Social media has created countless self-proclaimed financial experts. While some provide valuable guidance, many promote risky strategies, unrealistic expectations, or investments they barely understand.

Blindly following online trends without proper research can lead to costly mistakes.

Successful financial planning requires reliable information, clear goals, and a long-term perspective. Before acting on any financial advice, it is important to verify the source and understand the risks involved.

8. Investing Emotionally

Fear and greed remain two of the most powerful forces in personal finance.

Many investors buy assets after prices have already surged because they fear missing out.

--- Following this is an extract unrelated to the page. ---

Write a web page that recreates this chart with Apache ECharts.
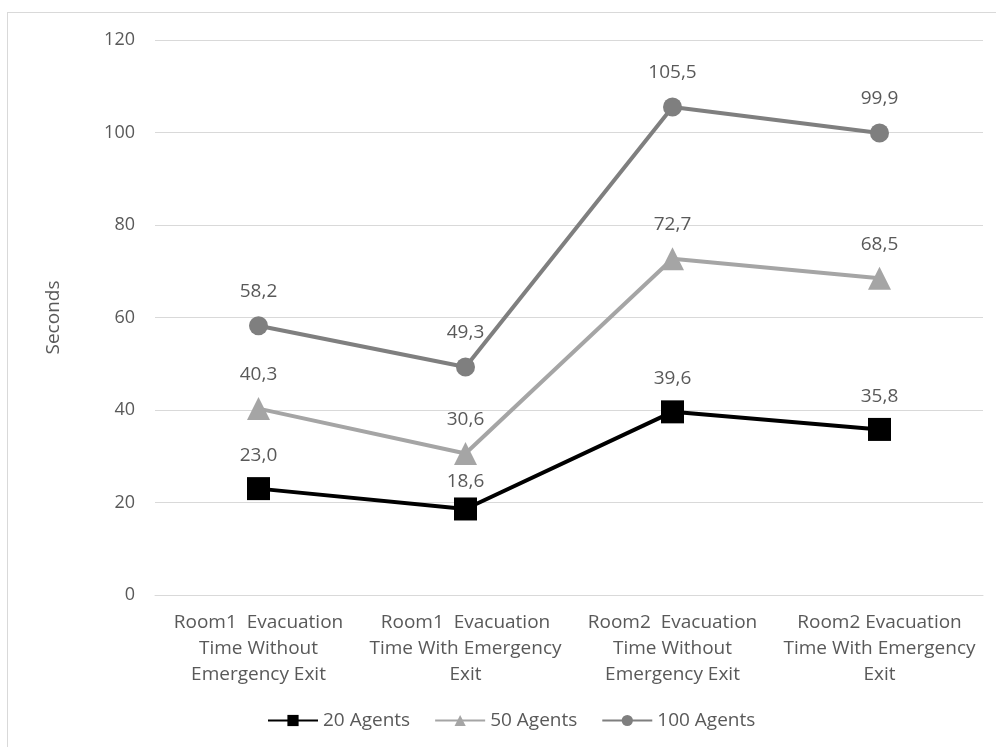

Others panic and sell investments during market downturns.

This emotional decision-making often results in buying high and selling low—the exact opposite of successful investing.

A disciplined investment strategy based on long-term goals typically produces better results than reacting to short-term market movements.

9. Not Setting Clear Financial Goals

People often say they want to save money or build wealth, but they fail to define exactly what they are working toward.

Without specific goals, financial decisions become reactive rather than strategic.

Clear objectives such as purchasing a home, funding education, building retirement savings, or creating passive income provide direction and motivation. They also help determine how much to save and invest each month.

Financial success rarely happens by accident. It usually follows a well-defined plan.

10. Believing Higher Income Alone Will Solve Financial Problems

Perhaps the biggest personal finance mistake of all is assuming that earning more money will automatically fix financial issues.

Many high-income earners still struggle financially because they overspend, carry excessive debt, and fail to save consistently. On the other hand, many moderate-income individuals build substantial wealth through disciplined financial habits.

Financial success depends less on how much money you make and more on how effectively you manage it.

Final Thoughts

The financial challenges of 2026 are different from those of previous decades, but the principles of wealth building remain unchanged. Budget wisely, avoid unnecessary debt, maintain an emergency fund, invest consistently, and spend less than you earn.

Most people do not become poor because of a single bad financial decision. Instead, financial struggles often result from small mistakes repeated over many years.

By identifying and correcting these common personal finance mistakes today, you can build stronger financial security, reduce stress, and create a more prosperous future for yourself and your family.